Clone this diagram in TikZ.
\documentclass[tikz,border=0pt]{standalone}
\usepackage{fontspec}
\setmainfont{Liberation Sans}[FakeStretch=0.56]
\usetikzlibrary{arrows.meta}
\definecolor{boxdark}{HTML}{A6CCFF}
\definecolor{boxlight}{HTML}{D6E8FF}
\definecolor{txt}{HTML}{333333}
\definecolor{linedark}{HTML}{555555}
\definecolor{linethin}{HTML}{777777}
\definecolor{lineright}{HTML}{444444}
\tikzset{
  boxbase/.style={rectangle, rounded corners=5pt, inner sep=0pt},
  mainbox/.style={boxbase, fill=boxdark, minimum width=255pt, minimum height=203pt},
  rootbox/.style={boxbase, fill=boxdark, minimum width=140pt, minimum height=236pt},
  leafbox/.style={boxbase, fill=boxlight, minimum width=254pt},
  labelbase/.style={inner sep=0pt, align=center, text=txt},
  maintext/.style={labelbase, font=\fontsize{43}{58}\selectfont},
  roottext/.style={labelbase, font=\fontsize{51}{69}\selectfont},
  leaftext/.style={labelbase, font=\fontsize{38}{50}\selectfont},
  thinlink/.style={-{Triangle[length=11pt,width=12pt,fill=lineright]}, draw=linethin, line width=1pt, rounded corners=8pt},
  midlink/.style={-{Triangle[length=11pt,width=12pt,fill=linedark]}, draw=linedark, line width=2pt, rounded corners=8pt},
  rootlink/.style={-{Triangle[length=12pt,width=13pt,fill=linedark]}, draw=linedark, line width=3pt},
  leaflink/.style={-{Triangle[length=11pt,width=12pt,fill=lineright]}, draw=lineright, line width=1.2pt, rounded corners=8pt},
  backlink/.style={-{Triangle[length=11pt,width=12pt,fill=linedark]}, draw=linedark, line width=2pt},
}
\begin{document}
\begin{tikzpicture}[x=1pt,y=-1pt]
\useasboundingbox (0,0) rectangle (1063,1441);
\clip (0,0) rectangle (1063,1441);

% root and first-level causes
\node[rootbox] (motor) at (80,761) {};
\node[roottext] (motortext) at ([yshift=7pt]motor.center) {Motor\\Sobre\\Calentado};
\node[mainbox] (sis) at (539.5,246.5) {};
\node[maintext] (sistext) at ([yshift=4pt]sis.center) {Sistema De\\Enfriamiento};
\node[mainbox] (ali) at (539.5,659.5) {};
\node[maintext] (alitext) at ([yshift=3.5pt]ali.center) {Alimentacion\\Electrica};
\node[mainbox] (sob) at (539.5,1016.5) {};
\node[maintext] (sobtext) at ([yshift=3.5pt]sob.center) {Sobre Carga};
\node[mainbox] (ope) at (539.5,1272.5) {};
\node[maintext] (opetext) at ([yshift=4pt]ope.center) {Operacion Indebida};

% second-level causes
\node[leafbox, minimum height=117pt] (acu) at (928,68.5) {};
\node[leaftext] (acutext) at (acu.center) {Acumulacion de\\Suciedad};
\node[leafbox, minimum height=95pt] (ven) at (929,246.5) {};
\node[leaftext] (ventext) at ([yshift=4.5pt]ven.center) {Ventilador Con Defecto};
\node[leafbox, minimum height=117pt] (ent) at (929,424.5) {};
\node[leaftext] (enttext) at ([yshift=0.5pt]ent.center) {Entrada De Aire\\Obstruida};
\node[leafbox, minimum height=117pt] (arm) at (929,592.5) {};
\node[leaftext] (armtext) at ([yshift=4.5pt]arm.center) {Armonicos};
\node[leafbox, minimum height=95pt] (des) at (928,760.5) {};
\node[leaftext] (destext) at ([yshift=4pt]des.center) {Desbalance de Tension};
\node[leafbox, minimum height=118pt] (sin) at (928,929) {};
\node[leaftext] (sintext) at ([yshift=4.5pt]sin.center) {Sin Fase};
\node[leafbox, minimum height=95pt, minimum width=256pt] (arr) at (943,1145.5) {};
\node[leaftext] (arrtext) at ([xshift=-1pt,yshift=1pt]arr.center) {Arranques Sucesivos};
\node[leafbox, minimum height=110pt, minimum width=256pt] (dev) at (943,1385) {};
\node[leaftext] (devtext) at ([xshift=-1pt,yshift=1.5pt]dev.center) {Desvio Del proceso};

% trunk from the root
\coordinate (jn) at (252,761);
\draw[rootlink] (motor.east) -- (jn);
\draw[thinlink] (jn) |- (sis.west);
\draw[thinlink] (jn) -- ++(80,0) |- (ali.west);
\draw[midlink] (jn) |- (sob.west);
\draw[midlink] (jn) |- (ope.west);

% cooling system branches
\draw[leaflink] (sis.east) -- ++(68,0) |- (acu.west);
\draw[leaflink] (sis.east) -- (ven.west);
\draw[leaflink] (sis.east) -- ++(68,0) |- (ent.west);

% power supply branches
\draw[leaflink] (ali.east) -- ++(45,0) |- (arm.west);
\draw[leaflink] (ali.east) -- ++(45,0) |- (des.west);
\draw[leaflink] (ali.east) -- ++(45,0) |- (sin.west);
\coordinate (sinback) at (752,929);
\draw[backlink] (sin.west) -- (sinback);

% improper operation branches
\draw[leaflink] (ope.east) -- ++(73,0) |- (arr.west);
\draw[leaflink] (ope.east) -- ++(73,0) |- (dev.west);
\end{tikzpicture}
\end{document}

+++

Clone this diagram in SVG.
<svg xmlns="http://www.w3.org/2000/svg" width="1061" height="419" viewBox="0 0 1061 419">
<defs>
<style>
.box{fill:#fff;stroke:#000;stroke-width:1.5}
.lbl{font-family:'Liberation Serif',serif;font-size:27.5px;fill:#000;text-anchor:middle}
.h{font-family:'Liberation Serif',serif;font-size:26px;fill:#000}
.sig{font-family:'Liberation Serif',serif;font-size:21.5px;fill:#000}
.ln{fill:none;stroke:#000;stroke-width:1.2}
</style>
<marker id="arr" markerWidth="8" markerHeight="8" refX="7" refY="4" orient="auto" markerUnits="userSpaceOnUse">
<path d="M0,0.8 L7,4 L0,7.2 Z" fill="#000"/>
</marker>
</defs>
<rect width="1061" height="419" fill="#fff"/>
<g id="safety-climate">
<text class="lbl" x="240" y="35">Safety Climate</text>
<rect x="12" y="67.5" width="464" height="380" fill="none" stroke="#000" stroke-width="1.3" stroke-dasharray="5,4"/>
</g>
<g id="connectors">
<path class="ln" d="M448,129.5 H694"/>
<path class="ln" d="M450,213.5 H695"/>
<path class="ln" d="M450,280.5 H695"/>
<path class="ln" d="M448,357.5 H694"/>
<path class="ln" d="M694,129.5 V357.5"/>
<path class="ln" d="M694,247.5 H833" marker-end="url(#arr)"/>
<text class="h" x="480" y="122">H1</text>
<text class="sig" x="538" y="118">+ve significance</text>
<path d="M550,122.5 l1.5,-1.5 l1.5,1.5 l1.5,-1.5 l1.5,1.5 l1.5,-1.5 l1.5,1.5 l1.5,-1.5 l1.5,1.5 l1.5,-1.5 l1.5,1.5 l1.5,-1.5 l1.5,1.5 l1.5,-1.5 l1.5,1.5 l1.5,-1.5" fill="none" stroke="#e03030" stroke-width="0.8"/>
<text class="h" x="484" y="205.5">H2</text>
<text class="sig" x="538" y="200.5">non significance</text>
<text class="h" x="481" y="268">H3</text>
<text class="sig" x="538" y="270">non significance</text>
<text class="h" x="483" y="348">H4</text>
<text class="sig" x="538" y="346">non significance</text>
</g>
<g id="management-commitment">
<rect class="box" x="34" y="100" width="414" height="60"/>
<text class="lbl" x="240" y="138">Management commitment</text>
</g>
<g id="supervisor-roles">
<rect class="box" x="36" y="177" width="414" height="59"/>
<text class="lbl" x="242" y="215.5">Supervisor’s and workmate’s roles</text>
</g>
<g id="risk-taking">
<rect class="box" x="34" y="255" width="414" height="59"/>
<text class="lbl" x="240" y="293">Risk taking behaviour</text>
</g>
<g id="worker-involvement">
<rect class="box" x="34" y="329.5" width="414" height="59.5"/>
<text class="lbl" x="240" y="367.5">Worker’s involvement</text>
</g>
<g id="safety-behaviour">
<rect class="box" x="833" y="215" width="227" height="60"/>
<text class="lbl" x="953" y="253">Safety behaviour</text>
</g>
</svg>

+++

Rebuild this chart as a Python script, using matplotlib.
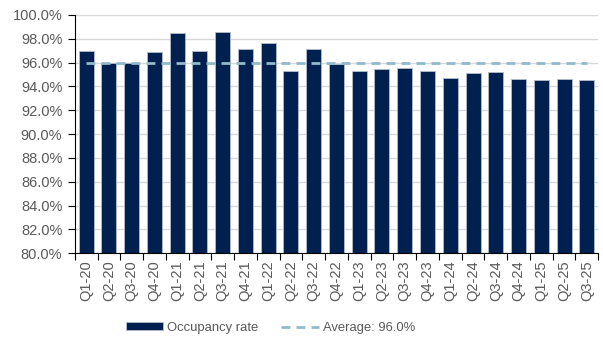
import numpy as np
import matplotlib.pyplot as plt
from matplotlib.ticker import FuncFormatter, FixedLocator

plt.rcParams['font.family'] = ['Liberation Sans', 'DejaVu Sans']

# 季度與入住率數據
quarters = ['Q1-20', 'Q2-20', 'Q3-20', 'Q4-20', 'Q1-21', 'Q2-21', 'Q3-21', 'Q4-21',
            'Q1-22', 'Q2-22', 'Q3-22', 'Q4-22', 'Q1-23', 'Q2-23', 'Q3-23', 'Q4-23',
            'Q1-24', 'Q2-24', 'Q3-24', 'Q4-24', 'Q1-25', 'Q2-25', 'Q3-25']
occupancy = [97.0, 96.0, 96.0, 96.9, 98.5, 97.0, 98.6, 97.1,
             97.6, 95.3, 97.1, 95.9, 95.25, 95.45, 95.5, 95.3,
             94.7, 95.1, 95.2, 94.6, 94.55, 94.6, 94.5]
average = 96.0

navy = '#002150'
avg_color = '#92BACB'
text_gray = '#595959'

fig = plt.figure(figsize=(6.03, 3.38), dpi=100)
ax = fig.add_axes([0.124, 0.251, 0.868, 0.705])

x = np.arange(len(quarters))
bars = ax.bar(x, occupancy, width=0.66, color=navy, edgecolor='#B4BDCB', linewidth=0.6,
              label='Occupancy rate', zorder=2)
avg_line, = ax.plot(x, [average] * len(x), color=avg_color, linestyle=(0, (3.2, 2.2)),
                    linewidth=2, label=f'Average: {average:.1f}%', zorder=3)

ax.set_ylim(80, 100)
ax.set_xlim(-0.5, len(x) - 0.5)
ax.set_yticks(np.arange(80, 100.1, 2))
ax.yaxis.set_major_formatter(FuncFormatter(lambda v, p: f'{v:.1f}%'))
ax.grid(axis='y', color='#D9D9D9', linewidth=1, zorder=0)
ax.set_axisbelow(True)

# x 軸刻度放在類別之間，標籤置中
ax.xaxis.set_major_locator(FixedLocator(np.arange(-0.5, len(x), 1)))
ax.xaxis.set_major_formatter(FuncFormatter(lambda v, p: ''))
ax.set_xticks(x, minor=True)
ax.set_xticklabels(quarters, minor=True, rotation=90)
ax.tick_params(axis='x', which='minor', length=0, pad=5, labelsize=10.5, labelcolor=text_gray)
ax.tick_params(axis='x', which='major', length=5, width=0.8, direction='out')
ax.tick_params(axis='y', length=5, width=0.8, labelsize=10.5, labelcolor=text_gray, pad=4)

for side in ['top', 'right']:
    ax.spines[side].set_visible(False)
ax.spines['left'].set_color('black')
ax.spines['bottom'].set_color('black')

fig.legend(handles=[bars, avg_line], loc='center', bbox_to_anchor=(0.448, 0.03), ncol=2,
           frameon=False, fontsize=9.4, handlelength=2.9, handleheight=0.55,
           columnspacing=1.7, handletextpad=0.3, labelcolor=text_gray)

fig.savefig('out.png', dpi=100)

+++

Exercise details | Quote only the lines running from the line with "Rebuild this chart" to the line with "plt.rcParams['font.family'] = ['Liberation", ends included, exactly as they appear and without the pictures.

Exercise answer |
Rebuild this chart as a Python script, using matplotlib.
import numpy as np
import matplotlib.pyplot as plt
from matplotlib.ticker import FuncFormatter, FixedLocator

plt.rcParams['font.family'] = ['Liberation Sans', 'DejaVu Sans']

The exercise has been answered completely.